As Gopnik points out, evolutionary psychologists tend to focus on adult men, but what of the many children and grandmothers involved with our eventual development to the humans we are today? Gopnik wrote that new studies suggest that both the young and old may be adapted for the purpose of transmitting and receiving wisdom: ‘We may have a wider focus and a greater openness to experience when we are young or old than we do in the hurly-burly of feeding, fighting and reproduction that preoccupies our middle years… A human being isn't just a collection of fixed traits, but part of an unfolding and dynamic story. And that isn’t just the story of our own lives, caregiving and culture link us both to the grandparents who were there before we were born and the grandchildren who will carry on after we die.’

Matthew D. Lieberman (Professor of Psychology, University of California, Los Angeles) put forward naive realism as a term that should be much better known. He opened with a quote from comedian George Carlin who noted that: ‘Anyone driving slower than you is an idiot and anyone going faster than you is a maniac’ – naive realism is our propensity to see other people as unintelligent or crazy.
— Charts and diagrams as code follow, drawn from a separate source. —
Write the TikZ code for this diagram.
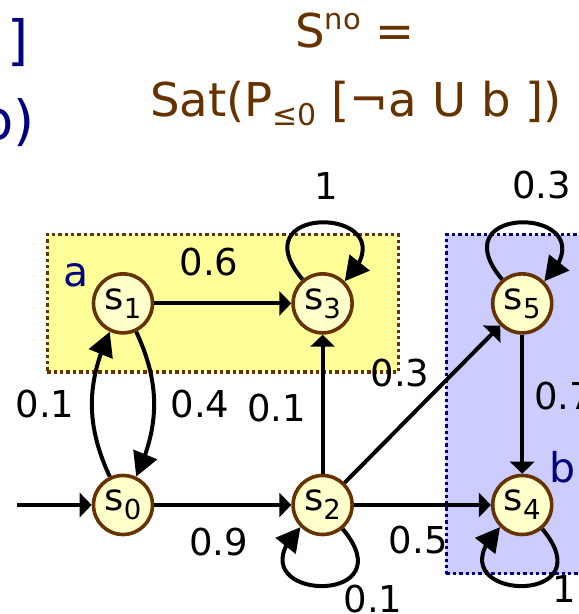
\documentclass[tikz,border=0pt]{standalone}
\usepackage{fontspec}
\setmainfont{DejaVu Sans}
\usepackage{tikz}
\usetikzlibrary{arrows.meta, bending, positioning, fit, backgrounds}
\definecolor{satbrown}{RGB}{102,51,0}
\definecolor{satnavy}{RGB}{0,0,128}
\definecolor{statefill}{RGB}{255,255,204}
\definecolor{afill}{RGB}{255,255,153}
\definecolor{bfill}{RGB}{204,204,255}
\newcommand{\lblfont}{\fontsize{37}{40}\selectfont}
\newcommand{\ttlfont}{\fontsize{46.6}{50}\selectfont}
\newcommand{\stidx}[1]{\raisebox{-9pt}{\fontsize{27.5}{28}\selectfont #1}}
\newcommand{\ttlsub}[1]{\raisebox{-9pt}{\fontsize{30}{31}\selectfont #1}}
\newcommand{\ttlsup}[1]{\raisebox{18pt}{\fontsize{29}{30}\selectfont #1}}
\tikzset{
  %% ---- states and regions ----
  state/.style  = {circle, draw=satbrown, line width=3.6pt,
                   fill=statefill, minimum size=59pt, inner sep=0pt,
                   font=\lblfont},
  region/.style = {rectangle, line width=3.4pt, dash pattern=on 3.4pt off 3pt,
                   inner xsep=44.5pt, inner ysep=37.5pt},
  prop/.style   = {font=\fontsize{41}{44}\selectfont, text=satnavy,
                   inner sep=0pt},
  lbl/.style    = {font=\lblfont, inner sep=0pt},
  ttl/.style    = {font=\ttlfont, text=satbrown, inner sep=0pt},
  %% ---- arrows ----
  arr/.style    = {-{Triangle[length=12pt, width=24pt]}, line width=4pt},
  carr/.style   = {-{Triangle[length=24pt, width=25pt]}, line width=4pt},
}
\begin{document}
\begin{tikzpicture}[x=1pt, y=1pt, node distance=139pt and 137pt]
\useasboundingbox (0,0) rectangle (579,614);
\clip (0,0) rectangle (579,614);

% title
\node[ttl, anchor=base] (sno)  at (355,566) {S\ttlsup{no} =};
\node[ttl, anchor=base] (sat)  at (356,497)
  {Sat(P\ttlsub{≤0} [¬a U b ])};
\node[prop, font=\fontsize{54}{58}\selectfont, anchor=base east] (brk) at (29,554) {]};
\node[prop, font=\fontsize{54}{58}\selectfont, anchor=base east] (bpar) at (35,474) {b)};

% states
\node[state]                (s0) at (123,109) {s\stidx{0}};
\node[state, right=of s0]   (s2) {s\stidx{2}};
\node[state, right=of s2]   (s4) {s\stidx{4}};
\node[state, above=of s0]   (s1) {s\stidx{1}};
\node[state, above=of s2]   (s3) {s\stidx{3}};
\node[state, above=of s4]   (s5) {s\stidx{5}};
\coordinate (init) at (17,109);

% labelled regions
\begin{scope}[on background layer]
  \node[region, draw=satbrown, fill=afill, fit=(s1)(s3)] (areg) {};
  \node[region, draw=satnavy,  fill=bfill, fit=(s5)(s4)] (breg) {};
\end{scope}
\node[prop] (pa) at (76,339) {a};
\node[prop] (pb) at (563,147) {b};

% transitions
\draw[arr] (init) -- (s0);
\draw[arr] (s0) -- node[lbl, below=21pt, pos=0.47] {0.9} (s2);
\draw[arr] (s2) -- node[lbl, below=19.5pt, pos=0.47] {0.5} (s4);
\draw[arr] (s1) -- node[lbl, above=25pt, pos=0.4] {0.6} (s3);
\draw[arr] (s2) -- node[lbl, left=14.5pt, pos=0.47] {0.1} (s3);
\draw[arr] (s2) -- node[lbl, pos=0.53, xshift=-27pt, yshift=26.5pt] {0.3} (s5);
\draw[arr] (s5) -- node[lbl, right=10pt, pos=0.44] {0.7} (s4);
\draw[carr] (s0) to[bend left=25] node[lbl, left=15.5pt] {0.1} (s1);
\draw[carr] (s1) to[bend left=25] node[lbl, right=14.5pt] {0.4} (s0);
\draw[carr] (s3) to[out=130, in=45, distance=105pt]
  node[lbl, above=21pt] {1} (s3);
\draw[carr] (s5) to[out=130, in=45, distance=105pt]
  node[lbl, above=21pt, xshift=16pt] {0.3} (s5);
\draw[carr] (s2) to[out=310, in=225, distance=105pt]
  node[lbl, xshift=54pt, yshift=-13pt] {0.1} (s2);
\draw[carr] (s4) to[out=310, in=225, distance=105pt]
  node[lbl, xshift=46pt, yshift=-3pt] {1} (s4);
\end{tikzpicture}
\end{document}
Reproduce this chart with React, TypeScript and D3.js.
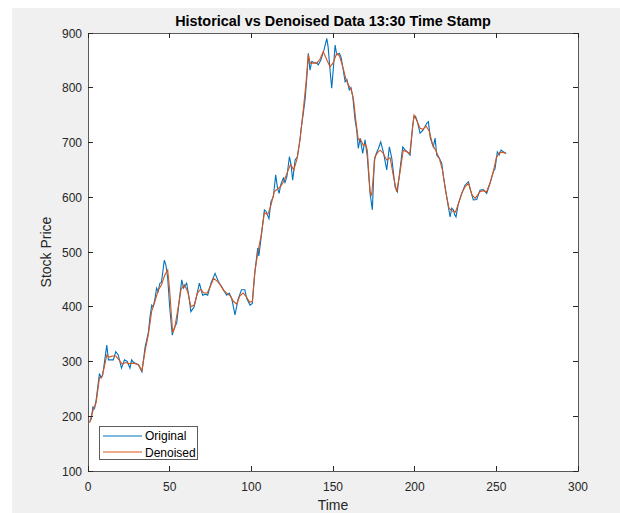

While this term, which dates back to at least the 1880s, was once used to suggest people take the world at face value, it actually represents an important error in thinking that often causes conflict. 

While people generally perceive the physical world in the same way, when we move into the social world things become much more complex. Lieberman wrote: ‘When confronted with trees, shoes, and gummy bears, our brains construct these things for us in similar enough ways that we can agree on which to climb, which to wear, and which to eat. But when we move to the social domain of understanding people and their interactions, our “seeing” is driven less by external input and more by expectation and motivation… In short, we are just as confident in our assessment of Donald Trump’s temperament and Hillary Clinton’s dishonesty as we are in our assessment of trees, shoes, and gummy bears. In both cases, we are quite certain that we are seeing reality for what it is.’

And therein lies the issue: if we believe our perception of the world is reality, and someone disagrees, we’re likely to think their reality is somehow broken, that they are crazy, or biased. Lieberman wrote: ‘Although there are real differences that separate groups of people, naïve realism might be the most pernicious undetected source of conflicts and their durability. From Israel vs. Palestinians, to the American political left and right, to the fight over vaccines and autism – in each case our inability to appreciate our own miraculous construction of reality is preventing us from appreciating the miraculous construction of reality happening all around us.’